● WRITTEN INSTRUCTION
Only the pictures are omitted; repeat all other data exactly.

● DATA SECTION

= = =

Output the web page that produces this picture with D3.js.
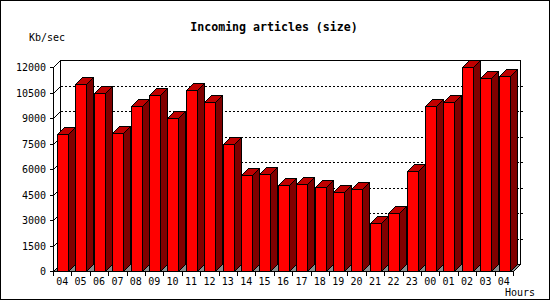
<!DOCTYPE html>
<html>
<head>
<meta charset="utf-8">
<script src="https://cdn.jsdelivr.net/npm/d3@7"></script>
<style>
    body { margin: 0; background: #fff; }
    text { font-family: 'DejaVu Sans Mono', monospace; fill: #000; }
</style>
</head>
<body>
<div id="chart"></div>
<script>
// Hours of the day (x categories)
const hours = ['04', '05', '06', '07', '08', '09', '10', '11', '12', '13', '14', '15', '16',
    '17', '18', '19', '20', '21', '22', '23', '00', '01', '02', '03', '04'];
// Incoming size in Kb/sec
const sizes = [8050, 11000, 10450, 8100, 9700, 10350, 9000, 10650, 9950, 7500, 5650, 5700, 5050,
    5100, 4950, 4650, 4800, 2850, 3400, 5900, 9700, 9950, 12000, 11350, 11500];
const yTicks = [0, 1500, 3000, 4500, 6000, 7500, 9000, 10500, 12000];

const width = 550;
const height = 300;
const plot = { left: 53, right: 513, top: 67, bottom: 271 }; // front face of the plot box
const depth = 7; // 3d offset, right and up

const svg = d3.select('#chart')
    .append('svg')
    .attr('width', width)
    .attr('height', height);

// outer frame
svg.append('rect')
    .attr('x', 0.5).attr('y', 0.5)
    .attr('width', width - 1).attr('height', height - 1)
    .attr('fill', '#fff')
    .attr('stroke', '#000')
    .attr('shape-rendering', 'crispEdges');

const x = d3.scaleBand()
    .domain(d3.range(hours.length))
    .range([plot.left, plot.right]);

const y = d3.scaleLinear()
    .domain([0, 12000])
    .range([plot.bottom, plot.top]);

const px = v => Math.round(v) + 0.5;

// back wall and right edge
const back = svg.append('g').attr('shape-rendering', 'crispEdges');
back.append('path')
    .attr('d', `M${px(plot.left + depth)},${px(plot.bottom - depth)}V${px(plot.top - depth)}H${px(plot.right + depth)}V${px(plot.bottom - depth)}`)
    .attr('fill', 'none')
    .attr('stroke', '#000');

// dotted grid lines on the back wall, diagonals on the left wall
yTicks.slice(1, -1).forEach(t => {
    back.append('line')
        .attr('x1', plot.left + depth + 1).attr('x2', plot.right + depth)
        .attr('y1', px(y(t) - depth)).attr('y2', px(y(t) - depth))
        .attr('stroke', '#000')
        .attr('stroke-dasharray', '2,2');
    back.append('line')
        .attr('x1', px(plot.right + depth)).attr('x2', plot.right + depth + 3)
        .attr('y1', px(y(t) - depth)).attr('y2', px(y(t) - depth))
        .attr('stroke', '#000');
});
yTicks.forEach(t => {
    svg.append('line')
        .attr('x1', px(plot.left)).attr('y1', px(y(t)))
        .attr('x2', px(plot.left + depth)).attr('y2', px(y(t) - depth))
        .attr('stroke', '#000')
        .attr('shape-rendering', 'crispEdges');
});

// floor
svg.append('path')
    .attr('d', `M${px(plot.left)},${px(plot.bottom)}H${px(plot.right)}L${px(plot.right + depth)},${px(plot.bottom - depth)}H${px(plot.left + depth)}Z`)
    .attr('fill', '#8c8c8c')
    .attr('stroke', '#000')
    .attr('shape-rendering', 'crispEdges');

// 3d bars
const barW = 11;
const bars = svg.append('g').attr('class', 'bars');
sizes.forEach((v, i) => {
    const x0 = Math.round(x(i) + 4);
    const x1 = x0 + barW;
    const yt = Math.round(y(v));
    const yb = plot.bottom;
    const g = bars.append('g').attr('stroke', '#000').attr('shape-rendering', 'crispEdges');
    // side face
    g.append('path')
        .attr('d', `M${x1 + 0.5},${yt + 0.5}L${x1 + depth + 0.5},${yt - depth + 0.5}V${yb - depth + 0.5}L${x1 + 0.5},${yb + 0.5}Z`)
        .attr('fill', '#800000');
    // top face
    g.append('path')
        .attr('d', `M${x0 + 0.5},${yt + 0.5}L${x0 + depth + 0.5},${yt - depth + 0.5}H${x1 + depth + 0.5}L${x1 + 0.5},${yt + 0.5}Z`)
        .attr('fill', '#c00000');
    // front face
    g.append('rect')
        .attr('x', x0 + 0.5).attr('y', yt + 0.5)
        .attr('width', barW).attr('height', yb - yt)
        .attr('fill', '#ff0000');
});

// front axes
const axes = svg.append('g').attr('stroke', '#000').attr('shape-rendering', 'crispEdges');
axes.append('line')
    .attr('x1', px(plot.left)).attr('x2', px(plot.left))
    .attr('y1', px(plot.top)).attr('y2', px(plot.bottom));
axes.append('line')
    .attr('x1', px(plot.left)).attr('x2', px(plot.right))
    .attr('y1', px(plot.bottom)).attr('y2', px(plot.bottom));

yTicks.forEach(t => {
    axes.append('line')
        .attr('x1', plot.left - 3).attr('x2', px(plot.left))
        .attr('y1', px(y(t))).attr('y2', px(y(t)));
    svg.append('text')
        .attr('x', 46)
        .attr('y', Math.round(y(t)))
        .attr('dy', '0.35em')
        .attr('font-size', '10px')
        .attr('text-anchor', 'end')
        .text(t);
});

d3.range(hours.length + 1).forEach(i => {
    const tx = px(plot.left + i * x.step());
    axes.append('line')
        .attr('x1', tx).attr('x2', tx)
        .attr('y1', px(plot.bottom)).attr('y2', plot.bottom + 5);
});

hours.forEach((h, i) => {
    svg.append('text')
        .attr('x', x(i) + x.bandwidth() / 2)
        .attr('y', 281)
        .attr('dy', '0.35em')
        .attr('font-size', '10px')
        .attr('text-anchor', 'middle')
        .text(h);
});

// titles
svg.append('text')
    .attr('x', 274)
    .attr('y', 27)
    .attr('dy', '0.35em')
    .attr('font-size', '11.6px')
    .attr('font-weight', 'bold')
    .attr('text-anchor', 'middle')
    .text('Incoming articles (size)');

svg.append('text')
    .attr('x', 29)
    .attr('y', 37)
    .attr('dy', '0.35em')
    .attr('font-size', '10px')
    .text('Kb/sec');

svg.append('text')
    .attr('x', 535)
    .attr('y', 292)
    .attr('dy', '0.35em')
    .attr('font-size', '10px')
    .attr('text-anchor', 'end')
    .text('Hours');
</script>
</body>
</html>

= = =

● FINAL ANSWER
Output the web page that produces this picture with D3.js.
<!DOCTYPE html>
<html>
<head>
<meta charset="utf-8">
<script src="https://cdn.jsdelivr.net/npm/d3@7"></script>
<style>
    body { margin: 0; background: #fff; }
    text { font-family: 'DejaVu Sans Mono', monospace; fill: #000; }
</style>
</head>
<body>
<div id="chart"></div>
<script>
// Hours of the day (x categories)
const hours = ['04', '05', '06', '07', '08', '09', '10', '11', '12', '13', '14', '15', '16',
    '17', '18', '19', '20', '21', '22', '23', '00', '01', '02', '03', '04'];
// Incoming size in Kb/sec
const sizes = [8050, 11000, 10450, 8100, 9700, 10350, 9000, 10650, 9950, 7500, 5650, 5700, 5050,
    5100, 4950, 4650, 4800, 2850, 3400, 5900, 9700, 9950, 12000, 11350, 11500];
const yTicks = [0, 1500, 3000, 4500, 6000, 7500, 9000, 10500, 12000];

const width = 550;
const height = 300;
const plot = { left: 53, right: 513, top: 67, bottom: 271 }; // front face of the plot box
const depth = 7; // 3d offset, right and up

const svg = d3.select('#chart')
    .append('svg')
    .attr('width', width)
    .attr('height', height);

// outer frame
svg.append('rect')
    .attr('x', 0.5).attr('y', 0.5)
    .attr('width', width - 1).attr('height', height - 1)
    .attr('fill', '#fff')
    .attr('stroke', '#000')
    .attr('shape-rendering', 'crispEdges');

const x = d3.scaleBand()
    .domain(d3.range(hours.length))
    .range([plot.left, plot.right]);

const y = d3.scaleLinear()
    .domain([0, 12000])
    .range([plot.bottom, plot.top]);

const px = v => Math.round(v) + 0.5;

// back wall and right edge
const back = svg.append('g').attr('shape-rendering', 'crispEdges');
back.append('path')
    .attr('d', `M${px(plot.left + depth)},${px(plot.bottom - depth)}V${px(plot.top - depth)}H${px(plot.right + depth)}V${px(plot.bottom - depth)}`)
    .attr('fill', 'none')
    .attr('stroke', '#000');

// dotted grid lines on the back wall, diagonals on the left wall
yTicks.slice(1, -1).forEach(t => {
    back.append('line')
        .attr('x1', plot.left + depth + 1).attr('x2', plot.right + depth)
        .attr('y1', px(y(t) - depth)).attr('y2', px(y(t) - depth))
        .attr('stroke', '#000')
        .attr('stroke-dasharray', '2,2');
    back.append('line')
        .attr('x1', px(plot.right + depth)).attr('x2', plot.right + depth + 3)
        .attr('y1', px(y(t) - depth)).attr('y2', px(y(t) - depth))
        .attr('stroke', '#000');
});
yTicks.forEach(t => {
    svg.append('line')
        .attr('x1', px(plot.left)).attr('y1', px(y(t)))
        .attr('x2', px(plot.left + depth)).attr('y2', px(y(t) - depth))
        .attr('stroke', '#000')
        .attr('shape-rendering', 'crispEdges');
});

// floor
svg.append('path')
    .attr('d', `M${px(plot.left)},${px(plot.bottom)}H${px(plot.right)}L${px(plot.right + depth)},${px(plot.bottom - depth)}H${px(plot.left + depth)}Z`)
    .attr('fill', '#8c8c8c')
    .attr('stroke', '#000')
    .attr('shape-rendering', 'crispEdges');

// 3d bars
const barW = 11;
const bars = svg.append('g').attr('class', 'bars');
sizes.forEach((v, i) => {
    const x0 = Math.round(x(i) + 4);
    const x1 = x0 + barW;
    const yt = Math.round(y(v));
    const yb = plot.bottom;
    const g = bars.append('g').attr('stroke', '#000').attr('shape-rendering', 'crispEdges');
    // side face
    g.append('path')
        .attr('d', `M${x1 + 0.5},${yt + 0.5}L${x1 + depth + 0.5},${yt - depth + 0.5}V${yb - depth + 0.5}L${x1 + 0.5},${yb + 0.5}Z`)
        .attr('fill', '#800000');
    // top face
    g.append('path')
        .attr('d', `M${x0 + 0.5},${yt + 0.5}L${x0 + depth + 0.5},${yt - depth + 0.5}H${x1 + depth + 0.5}L${x1 + 0.5},${yt + 0.5}Z`)
        .attr('fill', '#c00000');
    // front face
    g.append('rect')
        .attr('x', x0 + 0.5).attr('y', yt + 0.5)
        .attr('width', barW).attr('height', yb - yt)
        .attr('fill', '#ff0000');
});

// front axes
const axes = svg.append('g').attr('stroke', '#000').attr('shape-rendering', 'crispEdges');
axes.append('line')
    .attr('x1', px(plot.left)).attr('x2', px(plot.left))
    .attr('y1', px(plot.top)).attr('y2', px(plot.bottom));
axes.append('line')
    .attr('x1', px(plot.left)).attr('x2', px(plot.right))
    .attr('y1', px(plot.bottom)).attr('y2', px(plot.bottom));

yTicks.forEach(t => {
    axes.append('line')
        .attr('x1', plot.left - 3).attr('x2', px(plot.left))
        .attr('y1', px(y(t))).attr('y2', px(y(t)));
    svg.append('text')
        .attr('x', 46)
        .attr('y', Math.round(y(t)))
        .attr('dy', '0.35em')
        .attr('font-size', '10px')
        .attr('text-anchor', 'end')
        .text(t);
});

d3.range(hours.length + 1).forEach(i => {
    const tx = px(plot.left + i * x.step());
    axes.append('line')
        .attr('x1', tx).attr('x2', tx)
        .attr('y1', px(plot.bottom)).attr('y2', plot.bottom + 5);
});

hours.forEach((h, i) => {
    svg.append('text')
        .attr('x', x(i) + x.bandwidth() / 2)
        .attr('y', 281)
        .attr('dy', '0.35em')
        .attr('font-size', '10px')
        .attr('text-anchor', 'middle')
        .text(h);
});

// titles
svg.append('text')
    .attr('x', 274)
    .attr('y', 27)
    .attr('dy', '0.35em')
    .attr('font-size', '11.6px')
    .attr('font-weight', 'bold')
    .attr('text-anchor', 'middle')
    .text('Incoming articles (size)');

svg.append('text')
    .attr('x', 29)
    .attr('y', 37)
    .attr('dy', '0.35em')
    .attr('font-size', '10px')
    .text('Kb/sec');

svg.append('text')
    .attr('x', 535)
    .attr('y', 292)
    .attr('dy', '0.35em')
    .attr('font-size', '10px')
    .attr('text-anchor', 'end')
    .text('Hours');
</script>
</body>
</html>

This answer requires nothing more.